> [What to produce]
Retype every line from the start of the data down to and including the line with "plt.rcParams['lines.scale_dashes'] = False". Skip the pictures.

> [Source data]
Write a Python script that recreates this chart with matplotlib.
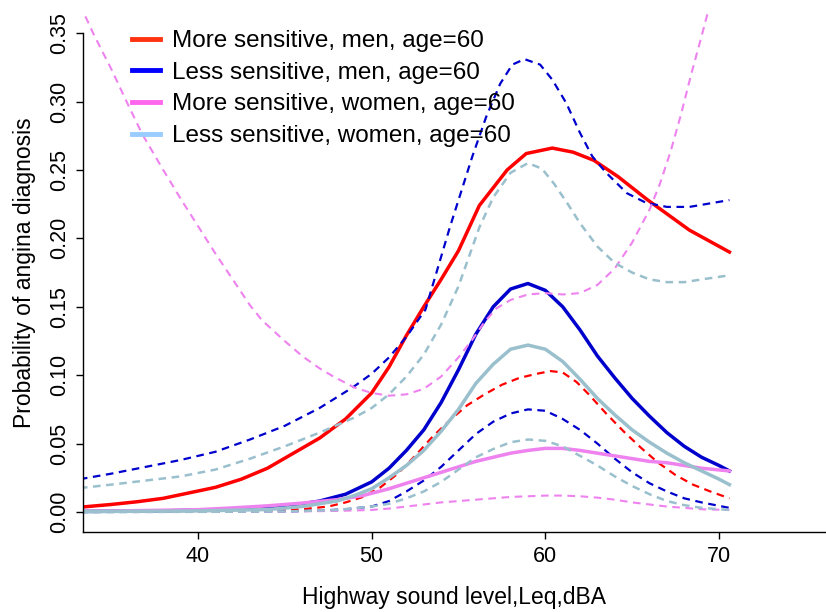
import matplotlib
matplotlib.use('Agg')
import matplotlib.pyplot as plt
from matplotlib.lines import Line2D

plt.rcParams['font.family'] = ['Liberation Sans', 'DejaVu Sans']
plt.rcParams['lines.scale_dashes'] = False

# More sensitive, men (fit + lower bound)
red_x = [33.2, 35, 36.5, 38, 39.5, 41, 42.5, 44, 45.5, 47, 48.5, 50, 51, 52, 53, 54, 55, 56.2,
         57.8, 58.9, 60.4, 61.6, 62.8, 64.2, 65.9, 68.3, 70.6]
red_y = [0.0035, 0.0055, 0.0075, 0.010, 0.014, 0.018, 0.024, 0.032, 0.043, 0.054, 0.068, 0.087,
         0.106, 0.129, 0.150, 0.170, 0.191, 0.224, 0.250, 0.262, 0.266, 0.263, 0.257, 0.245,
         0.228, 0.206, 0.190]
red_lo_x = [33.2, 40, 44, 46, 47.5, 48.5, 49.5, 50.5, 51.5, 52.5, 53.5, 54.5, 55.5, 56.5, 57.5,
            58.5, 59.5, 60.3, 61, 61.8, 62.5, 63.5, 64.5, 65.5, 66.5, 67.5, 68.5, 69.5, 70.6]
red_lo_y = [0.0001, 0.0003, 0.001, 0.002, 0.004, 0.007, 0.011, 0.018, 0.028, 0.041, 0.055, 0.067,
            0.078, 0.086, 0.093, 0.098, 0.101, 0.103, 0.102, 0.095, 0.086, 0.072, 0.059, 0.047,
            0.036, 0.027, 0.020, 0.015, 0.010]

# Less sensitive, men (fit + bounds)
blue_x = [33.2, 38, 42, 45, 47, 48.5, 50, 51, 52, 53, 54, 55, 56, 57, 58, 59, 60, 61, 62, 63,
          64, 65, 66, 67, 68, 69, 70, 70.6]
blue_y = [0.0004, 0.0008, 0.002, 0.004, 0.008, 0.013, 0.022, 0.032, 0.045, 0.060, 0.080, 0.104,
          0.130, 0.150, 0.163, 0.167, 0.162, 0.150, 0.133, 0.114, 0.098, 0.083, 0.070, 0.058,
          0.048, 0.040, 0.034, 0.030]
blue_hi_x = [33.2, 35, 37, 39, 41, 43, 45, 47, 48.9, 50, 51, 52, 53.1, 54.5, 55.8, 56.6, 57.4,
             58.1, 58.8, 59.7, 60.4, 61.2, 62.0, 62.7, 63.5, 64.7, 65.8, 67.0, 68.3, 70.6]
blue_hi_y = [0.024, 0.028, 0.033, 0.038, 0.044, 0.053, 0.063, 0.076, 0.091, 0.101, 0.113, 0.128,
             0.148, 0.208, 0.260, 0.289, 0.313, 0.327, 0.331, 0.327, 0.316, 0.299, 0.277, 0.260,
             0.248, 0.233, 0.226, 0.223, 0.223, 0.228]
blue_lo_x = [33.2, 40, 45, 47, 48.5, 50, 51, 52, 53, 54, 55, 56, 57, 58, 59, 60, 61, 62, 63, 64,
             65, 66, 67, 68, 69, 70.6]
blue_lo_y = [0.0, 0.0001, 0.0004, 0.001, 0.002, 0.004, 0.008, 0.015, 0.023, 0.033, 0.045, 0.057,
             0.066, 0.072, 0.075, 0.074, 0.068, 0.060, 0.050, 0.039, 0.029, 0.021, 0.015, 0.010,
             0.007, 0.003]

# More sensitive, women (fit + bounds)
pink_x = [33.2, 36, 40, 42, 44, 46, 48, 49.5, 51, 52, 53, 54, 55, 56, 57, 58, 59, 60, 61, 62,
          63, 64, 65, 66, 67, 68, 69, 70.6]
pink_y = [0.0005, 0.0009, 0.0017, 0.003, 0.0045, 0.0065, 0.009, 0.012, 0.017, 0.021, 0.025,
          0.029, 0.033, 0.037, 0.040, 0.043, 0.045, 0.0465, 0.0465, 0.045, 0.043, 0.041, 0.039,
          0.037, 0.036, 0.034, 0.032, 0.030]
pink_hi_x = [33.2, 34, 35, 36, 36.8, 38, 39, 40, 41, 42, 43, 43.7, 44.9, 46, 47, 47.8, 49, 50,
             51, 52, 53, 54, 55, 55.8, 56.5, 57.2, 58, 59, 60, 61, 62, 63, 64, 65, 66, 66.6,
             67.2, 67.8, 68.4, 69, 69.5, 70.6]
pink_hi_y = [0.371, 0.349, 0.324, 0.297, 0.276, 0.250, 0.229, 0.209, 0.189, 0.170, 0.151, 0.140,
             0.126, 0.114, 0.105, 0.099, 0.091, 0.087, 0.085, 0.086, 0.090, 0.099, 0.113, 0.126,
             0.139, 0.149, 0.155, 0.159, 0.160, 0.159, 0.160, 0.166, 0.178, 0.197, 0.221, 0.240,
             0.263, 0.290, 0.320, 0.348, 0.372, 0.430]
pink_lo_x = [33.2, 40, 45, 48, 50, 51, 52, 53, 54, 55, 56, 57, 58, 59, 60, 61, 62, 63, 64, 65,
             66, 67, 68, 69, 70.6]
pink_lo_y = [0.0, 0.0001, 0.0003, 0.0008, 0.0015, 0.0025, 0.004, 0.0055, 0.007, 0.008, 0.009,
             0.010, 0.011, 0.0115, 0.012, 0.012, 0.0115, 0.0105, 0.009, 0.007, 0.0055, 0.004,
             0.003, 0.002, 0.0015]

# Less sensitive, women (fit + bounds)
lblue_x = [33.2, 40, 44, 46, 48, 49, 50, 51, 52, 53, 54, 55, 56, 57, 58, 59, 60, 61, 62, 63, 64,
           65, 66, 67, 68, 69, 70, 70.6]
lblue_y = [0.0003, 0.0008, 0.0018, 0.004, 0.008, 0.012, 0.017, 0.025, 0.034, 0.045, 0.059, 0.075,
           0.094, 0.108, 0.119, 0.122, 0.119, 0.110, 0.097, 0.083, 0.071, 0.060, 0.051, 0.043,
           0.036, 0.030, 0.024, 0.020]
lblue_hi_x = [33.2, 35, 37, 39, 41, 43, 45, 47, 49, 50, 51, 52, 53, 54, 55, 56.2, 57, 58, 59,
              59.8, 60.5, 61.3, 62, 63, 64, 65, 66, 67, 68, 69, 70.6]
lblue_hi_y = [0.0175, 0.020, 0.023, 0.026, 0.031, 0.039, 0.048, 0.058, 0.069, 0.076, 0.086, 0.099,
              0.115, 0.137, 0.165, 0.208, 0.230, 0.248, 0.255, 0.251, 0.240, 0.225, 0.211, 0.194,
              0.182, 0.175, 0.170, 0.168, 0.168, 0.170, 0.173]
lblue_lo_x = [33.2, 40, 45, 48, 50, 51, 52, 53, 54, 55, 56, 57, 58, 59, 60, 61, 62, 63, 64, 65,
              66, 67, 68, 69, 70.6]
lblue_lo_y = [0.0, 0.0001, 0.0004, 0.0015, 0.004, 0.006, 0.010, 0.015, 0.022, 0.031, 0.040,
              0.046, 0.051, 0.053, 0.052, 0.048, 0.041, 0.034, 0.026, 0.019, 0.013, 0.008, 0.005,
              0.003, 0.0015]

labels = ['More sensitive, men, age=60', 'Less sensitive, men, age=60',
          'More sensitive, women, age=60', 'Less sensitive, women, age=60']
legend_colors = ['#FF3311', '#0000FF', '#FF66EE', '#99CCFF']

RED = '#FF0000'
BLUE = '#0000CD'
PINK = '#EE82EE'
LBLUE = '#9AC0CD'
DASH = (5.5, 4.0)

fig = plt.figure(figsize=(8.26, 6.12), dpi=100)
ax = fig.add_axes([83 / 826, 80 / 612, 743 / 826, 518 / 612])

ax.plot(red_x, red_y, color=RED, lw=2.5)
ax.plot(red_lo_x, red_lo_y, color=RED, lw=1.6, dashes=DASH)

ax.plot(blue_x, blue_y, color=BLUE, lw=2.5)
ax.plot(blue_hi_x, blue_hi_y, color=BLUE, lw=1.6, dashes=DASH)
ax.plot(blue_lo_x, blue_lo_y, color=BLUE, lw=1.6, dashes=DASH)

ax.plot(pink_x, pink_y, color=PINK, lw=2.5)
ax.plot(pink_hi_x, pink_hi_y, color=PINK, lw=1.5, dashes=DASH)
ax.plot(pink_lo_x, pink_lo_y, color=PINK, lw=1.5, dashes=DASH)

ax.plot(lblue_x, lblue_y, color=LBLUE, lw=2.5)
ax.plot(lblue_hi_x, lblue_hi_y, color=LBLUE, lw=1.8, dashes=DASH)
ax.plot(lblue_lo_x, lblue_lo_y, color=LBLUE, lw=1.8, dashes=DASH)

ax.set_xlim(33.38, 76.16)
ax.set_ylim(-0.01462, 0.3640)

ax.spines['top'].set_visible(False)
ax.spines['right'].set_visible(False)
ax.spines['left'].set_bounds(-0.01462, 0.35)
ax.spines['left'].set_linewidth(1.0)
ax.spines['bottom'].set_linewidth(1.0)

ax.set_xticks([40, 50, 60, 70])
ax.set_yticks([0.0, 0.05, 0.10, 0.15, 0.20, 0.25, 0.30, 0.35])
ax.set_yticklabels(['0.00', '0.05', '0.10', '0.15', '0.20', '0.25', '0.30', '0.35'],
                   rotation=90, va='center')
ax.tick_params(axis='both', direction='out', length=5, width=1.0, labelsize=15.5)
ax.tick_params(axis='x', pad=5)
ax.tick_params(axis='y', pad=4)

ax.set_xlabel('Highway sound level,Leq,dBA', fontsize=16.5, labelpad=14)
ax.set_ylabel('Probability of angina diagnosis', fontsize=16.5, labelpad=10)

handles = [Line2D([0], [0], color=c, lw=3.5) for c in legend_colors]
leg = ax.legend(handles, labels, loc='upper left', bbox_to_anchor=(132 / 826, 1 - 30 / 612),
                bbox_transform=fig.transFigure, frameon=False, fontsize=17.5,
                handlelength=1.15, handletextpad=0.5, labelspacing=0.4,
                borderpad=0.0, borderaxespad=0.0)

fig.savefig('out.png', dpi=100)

> [Exercise answer]
Write a Python script that recreates this chart with matplotlib.
import matplotlib
matplotlib.use('Agg')
import matplotlib.pyplot as plt
from matplotlib.lines import Line2D

plt.rcParams['font.family'] = ['Liberation Sans', 'DejaVu Sans']
plt.rcParams['lines.scale_dashes'] = False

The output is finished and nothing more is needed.